## BEGIN Material provided

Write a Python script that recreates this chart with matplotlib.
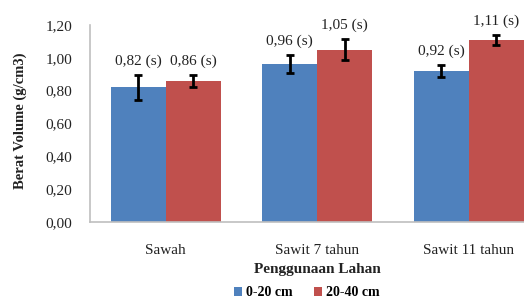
import matplotlib
matplotlib.use("Agg")
import matplotlib.pyplot as plt
import numpy as np
from matplotlib.patches import Patch

categories = ["Sawah", "Sawit 7 tahun", "Sawit 11 tahun"]
series_names = ["0-20 cm", "20-40 cm"]
val_0_20 = [0.82, 0.96, 0.92]
val_20_40 = [0.86, 1.05, 1.11]
err_0_20 = [0.075, 0.055, 0.035]
err_20_40 = [0.035, 0.063, 0.03]
labels_0_20 = ["0,82 (s)", "0,96 (s)", "0,92 (s)"]
labels_20_40 = ["0,86 (s)", "1,05 (s)", "1,11 (s)"]
yticks = [0.0, 0.2, 0.4, 0.6, 0.8, 1.0, 1.2]
ytick_labels = ["0,00", "0,20", "0,40", "0,60", "0,80", "1,00", "1,20"]

colors = ["#4F81BD", "#C0504D"]
font = "Liberation Serif"
plt.rcParams["font.family"] = [font, "DejaVu Serif"]

fig = plt.figure(figsize=(5.24, 2.98), dpi=100)
ax = fig.add_axes([90 / 524, 76 / 298, 454.5 / 524, 197 / 298])

x = np.arange(len(categories))
w = 0.363
for vals, errs, labs, c, off in [
    (val_0_20, err_0_20, labels_0_20, colors[0], -w / 2),
    (val_20_40, err_20_40, labels_20_40, colors[1], w / 2),
]:
    ax.bar(x + off, vals, width=w, color=c, edgecolor="none")
    ax.errorbar(x + off, vals, yerr=errs, fmt="none", ecolor="black",
                elinewidth=2, capsize=3, capthick=2)
    for xi, v, e, lab in zip(x + off, vals, errs, labs):
        ax.annotate(lab, (xi, v + e), xytext=(0, 10), textcoords="offset points",
                    ha="center", va="center", fontsize=11, color="#222222")

ax.set_xlim(-0.5, 2.5)
ax.set_ylim(0, 1.2)
ax.set_yticks(yticks)
ax.set_yticklabels(ytick_labels, fontsize=11, color="#222222")
ax.set_xticks(x)
ax.set_xticklabels(categories, fontsize=11, color="#222222")
ax.tick_params(axis="y", length=0, pad=13)
ax.tick_params(axis="x", length=0, pad=16)
for s in ["top", "right"]:
    ax.spines[s].set_visible(False)
for s in ["left", "bottom"]:
    ax.spines[s].set_color("#BFBFBF")
    ax.spines[s].set_linewidth(1.2)

fig.text(20 / 524, 1 - 121 / 298, "Berat Volume (g/cm3)", rotation=90,
         ha="center", va="center", fontsize=10.5, fontweight="bold", color="#222222")
fig.text(317 / 524, 1 - 270 / 298, "Penggunaan Lahan", ha="center", va="center",
         fontsize=11, fontweight="bold", color="#222222")

handles = [Patch(facecolor=colors[0]), Patch(facecolor=colors[1])]
fig.legend(handles, series_names, loc="center", bbox_to_anchor=(307 / 524, 1 - 293 / 298),
           ncol=2, frameon=False, prop={"family": font, "weight": "bold", "size": 10},
           handlelength=0.6, handleheight=0.6, handletextpad=0.3, columnspacing=1.5)

fig.savefig("out.png", dpi=100)
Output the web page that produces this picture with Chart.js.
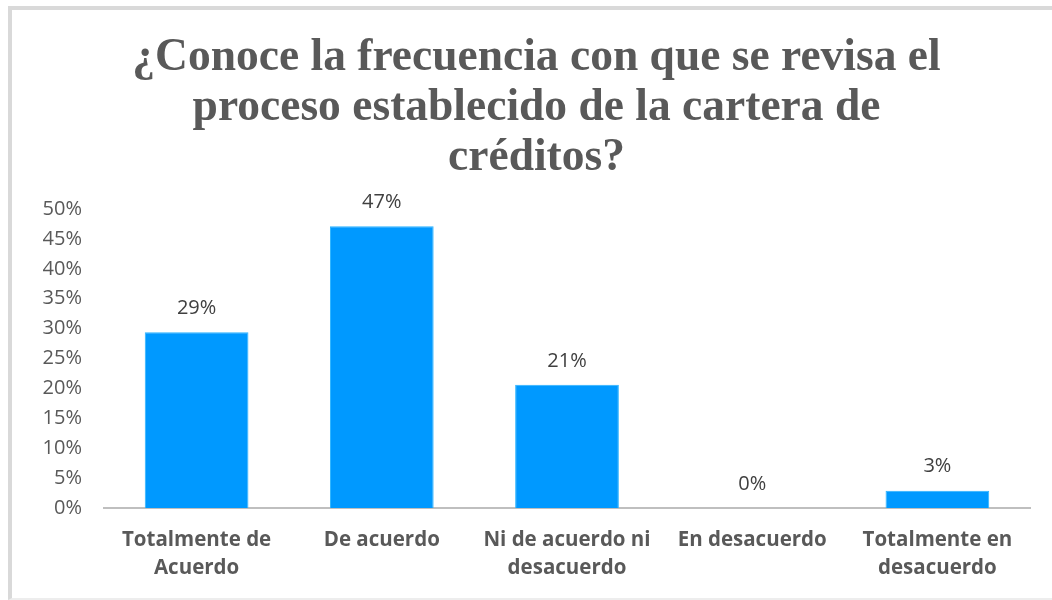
<!DOCTYPE html>
<html>
<head>
<meta charset="utf-8">
<script src="https://cdn.jsdelivr.net/npm/chart.js@4"></script>
<style>
  body { margin: 0; background: #fff; }
  #wrap { position: absolute; left: 0; top: 0; width: 1052px; height: 600px; }
  #marco { position: absolute; left: 8px; top: 6px; width: 1100px; height: 588px;
           border-left: 4px solid #d9d9d9; border-top: 4px solid #d9d9d9;
           border-bottom: 2px solid #ededed; pointer-events: none; }
</style>
</head>
<body>
<div id="wrap"><canvas id="myChart" width="1052" height="600"></canvas></div>
<div id="marco"></div>
<script>
// datos del grafico
const categorias = [
  ["Totalmente de", "Acuerdo"],
  "De acuerdo",
  ["Ni de acuerdo ni", "desacuerdo"],
  "En desacuerdo",
  ["Totalmente en", "desacuerdo"]
];
const valores = [0.294, 0.471, 0.206, 0, 0.029];
const etiquetas = ["29%", "47%", "21%", "0%", "3%"];
const titulo = [
  "¿Conoce la frecuencia con que se revisa el",
  "proceso establecido de la cartera de",
  "créditos?"
];

// etiquetas encima de cada barra
const etiquetasBarras = {
  id: 'etiquetasBarras',
  afterDatasetsDraw(chart) {
    const ctx = chart.ctx;
    const meta = chart.getDatasetMeta(0);
    ctx.save();
    ctx.font = '20px "Open Sans", sans-serif';
    ctx.fillStyle = '#404040';
    ctx.textAlign = 'center';
    ctx.textBaseline = 'middle';
    meta.data.forEach((bar, i) => {
      ctx.fillText(etiquetas[i], bar.x, bar.y - 24);
    });
    ctx.restore();
  }
};

let ctx = document.getElementById('myChart').getContext("2d");

var chart = new Chart(ctx, {
  type: 'bar',
  data: {
    labels: categorias,
    datasets: [{
      data: valores,
      backgroundColor: "#0099ff",
      borderColor: "#29b3ff",
      borderWidth: 1,
      barPercentage: 0.56,
      categoryPercentage: 1
    }]
  },
  options: {
    responsive: false,
    animation: false,
    layout: { padding: { left: 43, right: 22, top: 0, bottom: 0 } },
    plugins: {
      legend: { display: false },
      tooltip: { enabled: false },
      title: {
        display: true,
        text: titulo,
        color: '#595959',
        font: { family: '"Liberation Serif", "Times New Roman", serif', size: 45.5, weight: 'bold', lineHeight: 1.099 },
        padding: { top: 33, bottom: 26 }
      }
    },
    scales: {
      x: {
        grid: { display: false, drawTicks: false },
        border: { display: true, color: '#bfbfbf', width: 2 },
        ticks: {
          color: '#595959',
          padding: 18,
          maxRotation: 0,
          autoSkip: false,
          font: { family: '"Open Sans", sans-serif', size: 20.5, weight: 'bold', lineHeight: 1.366 }
        },
        afterFit(scale) { scale.height = 92; }
      },
      y: {
        min: 0,
        max: 0.5,
        grid: { display: false, drawTicks: false },
        border: { display: false },
        ticks: {
          stepSize: 0.05,
          color: '#595959',
          padding: 22,
          font: { family: '"Open Sans", sans-serif', size: 20 },
          callback: (v) => Math.round(v * 100) + '%'
        },
        afterFit(scale) { scale.width = 61; }
      }
    }
  },
  plugins: [etiquetasBarras]
});
</script>
</body>
</html>
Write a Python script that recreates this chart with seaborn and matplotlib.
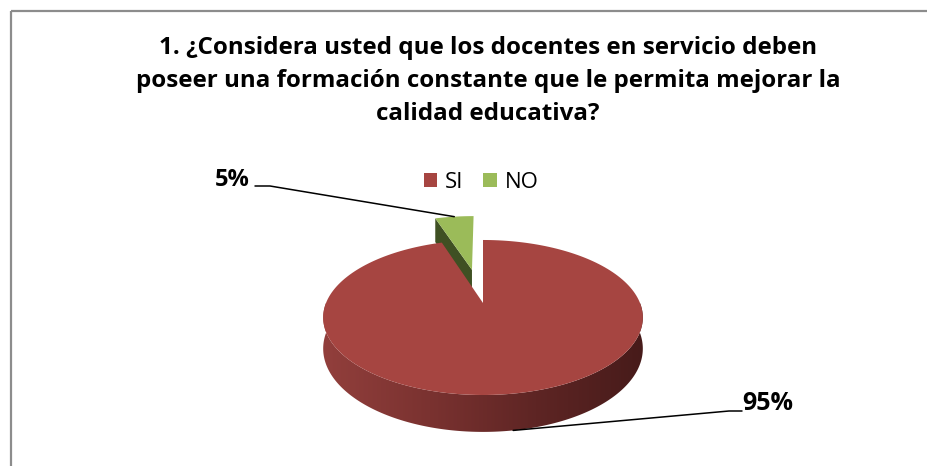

## END Material provided

Transcribe all the records above word for word, without their images.

Write a Python script that recreates this chart with matplotlib.
import matplotlib
matplotlib.use("Agg")
import matplotlib.pyplot as plt
import numpy as np
from matplotlib.patches import Patch

categories = ["Sawah", "Sawit 7 tahun", "Sawit 11 tahun"]
series_names = ["0-20 cm", "20-40 cm"]
val_0_20 = [0.82, 0.96, 0.92]
val_20_40 = [0.86, 1.05, 1.11]
err_0_20 = [0.075, 0.055, 0.035]
err_20_40 = [0.035, 0.063, 0.03]
labels_0_20 = ["0,82 (s)", "0,96 (s)", "0,92 (s)"]
labels_20_40 = ["0,86 (s)", "1,05 (s)", "1,11 (s)"]
yticks = [0.0, 0.2, 0.4, 0.6, 0.8, 1.0, 1.2]
ytick_labels = ["0,00", "0,20", "0,40", "0,60", "0,80", "1,00", "1,20"]

colors = ["#4F81BD", "#C0504D"]
font = "Liberation Serif"
plt.rcParams["font.family"] = [font, "DejaVu Serif"]

fig = plt.figure(figsize=(5.24, 2.98), dpi=100)
ax = fig.add_axes([90 / 524, 76 / 298, 454.5 / 524, 197 / 298])

x = np.arange(len(categories))
w = 0.363
for vals, errs, labs, c, off in [
    (val_0_20, err_0_20, labels_0_20, colors[0], -w / 2),
    (val_20_40, err_20_40, labels_20_40, colors[1], w / 2),
]:
    ax.bar(x + off, vals, width=w, color=c, edgecolor="none")
    ax.errorbar(x + off, vals, yerr=errs, fmt="none", ecolor="black",
                elinewidth=2, capsize=3, capthick=2)
    for xi, v, e, lab in zip(x + off, vals, errs, labs):
        ax.annotate(lab, (xi, v + e), xytext=(0, 10), textcoords="offset points",
                    ha="center", va="center", fontsize=11, color="#222222")

ax.set_xlim(-0.5, 2.5)
ax.set_ylim(0, 1.2)
ax.set_yticks(yticks)
ax.set_yticklabels(ytick_labels, fontsize=11, color="#222222")
ax.set_xticks(x)
ax.set_xticklabels(categories, fontsize=11, color="#222222")
ax.tick_params(axis="y", length=0, pad=13)
ax.tick_params(axis="x", length=0, pad=16)
for s in ["top", "right"]:
    ax.spines[s].set_visible(False)
for s in ["left", "bottom"]:
    ax.spines[s].set_color("#BFBFBF")
    ax.spines[s].set_linewidth(1.2)

fig.text(20 / 524, 1 - 121 / 298, "Berat Volume (g/cm3)", rotation=90,
         ha="center", va="center", fontsize=10.5, fontweight="bold", color="#222222")
fig.text(317 / 524, 1 - 270 / 298, "Penggunaan Lahan", ha="center", va="center",
         fontsize=11, fontweight="bold", color="#222222")

handles = [Patch(facecolor=colors[0]), Patch(facecolor=colors[1])]
fig.legend(handles, series_names, loc="center", bbox_to_anchor=(307 / 524, 1 - 293 / 298),
           ncol=2, frameon=False, prop={"family": font, "weight": "bold", "size": 10},
           handlelength=0.6, handleheight=0.6, handletextpad=0.3, columnspacing=1.5)

fig.savefig("out.png", dpi=100)
Output the web page that produces this picture with Chart.js.
<!DOCTYPE html>
<html>
<head>
<meta charset="utf-8">
<script src="https://cdn.jsdelivr.net/npm/chart.js@4"></script>
<style>
  body { margin: 0; background: #fff; }
  #wrap { position: absolute; left: 0; top: 0; width: 1052px; height: 600px; }
  #marco { position: absolute; left: 8px; top: 6px; width: 1100px; height: 588px;
           border-left: 4px solid #d9d9d9; border-top: 4px solid #d9d9d9;
           border-bottom: 2px solid #ededed; pointer-events: none; }
</style>
</head>
<body>
<div id="wrap"><canvas id="myChart" width="1052" height="600"></canvas></div>
<div id="marco"></div>
<script>
// datos del grafico
const categorias = [
  ["Totalmente de", "Acuerdo"],
  "De acuerdo",
  ["Ni de acuerdo ni", "desacuerdo"],
  "En desacuerdo",
  ["Totalmente en", "desacuerdo"]
];
const valores = [0.294, 0.471, 0.206, 0, 0.029];
const etiquetas = ["29%", "47%", "21%", "0%", "3%"];
const titulo = [
  "¿Conoce la frecuencia con que se revisa el",
  "proceso establecido de la cartera de",
  "créditos?"
];

// etiquetas encima de cada barra
const etiquetasBarras = {
  id: 'etiquetasBarras',
  afterDatasetsDraw(chart) {
    const ctx = chart.ctx;
    const meta = chart.getDatasetMeta(0);
    ctx.save();
    ctx.font = '20px "Open Sans", sans-serif';
    ctx.fillStyle = '#404040';
    ctx.textAlign = 'center';
    ctx.textBaseline = 'middle';
    meta.data.forEach((bar, i) => {
      ctx.fillText(etiquetas[i], bar.x, bar.y - 24);
    });
    ctx.restore();
  }
};

let ctx = document.getElementById('myChart').getContext("2d");

var chart = new Chart(ctx, {
  type: 'bar',
  data: {
    labels: categorias,
    datasets: [{
      data: valores,
      backgroundColor: "#0099ff",
      borderColor: "#29b3ff",
      borderWidth: 1,
      barPercentage: 0.56,
      categoryPercentage: 1
    }]
  },
  options: {
    responsive: false,
    animation: false,
    layout: { padding: { left: 43, right: 22, top: 0, bottom: 0 } },
    plugins: {
      legend: { display: false },
      tooltip: { enabled: false },
      title: {
        display: true,
        text: titulo,
        color: '#595959',
        font: { family: '"Liberation Serif", "Times New Roman", serif', size: 45.5, weight: 'bold', lineHeight: 1.099 },
        padding: { top: 33, bottom: 26 }
      }
    },
    scales: {
      x: {
        grid: { display: false, drawTicks: false },
        border: { display: true, color: '#bfbfbf', width: 2 },
        ticks: {
          color: '#595959',
          padding: 18,
          maxRotation: 0,
          autoSkip: false,
          font: { family: '"Open Sans", sans-serif', size: 20.5, weight: 'bold', lineHeight: 1.366 }
        },
        afterFit(scale) { scale.height = 92; }
      },
      y: {
        min: 0,
        max: 0.5,
        grid: { display: false, drawTicks: false },
        border: { display: false },
        ticks: {
          stepSize: 0.05,
          color: '#595959',
          padding: 22,
          font: { family: '"Open Sans", sans-serif', size: 20 },
          callback: (v) => Math.round(v * 100) + '%'
        },
        afterFit(scale) { scale.width = 61; }
      }
    }
  },
  plugins: [etiquetasBarras]
});
</script>
</body>
</html>
Write a Python script that recreates this chart with seaborn and matplotlib.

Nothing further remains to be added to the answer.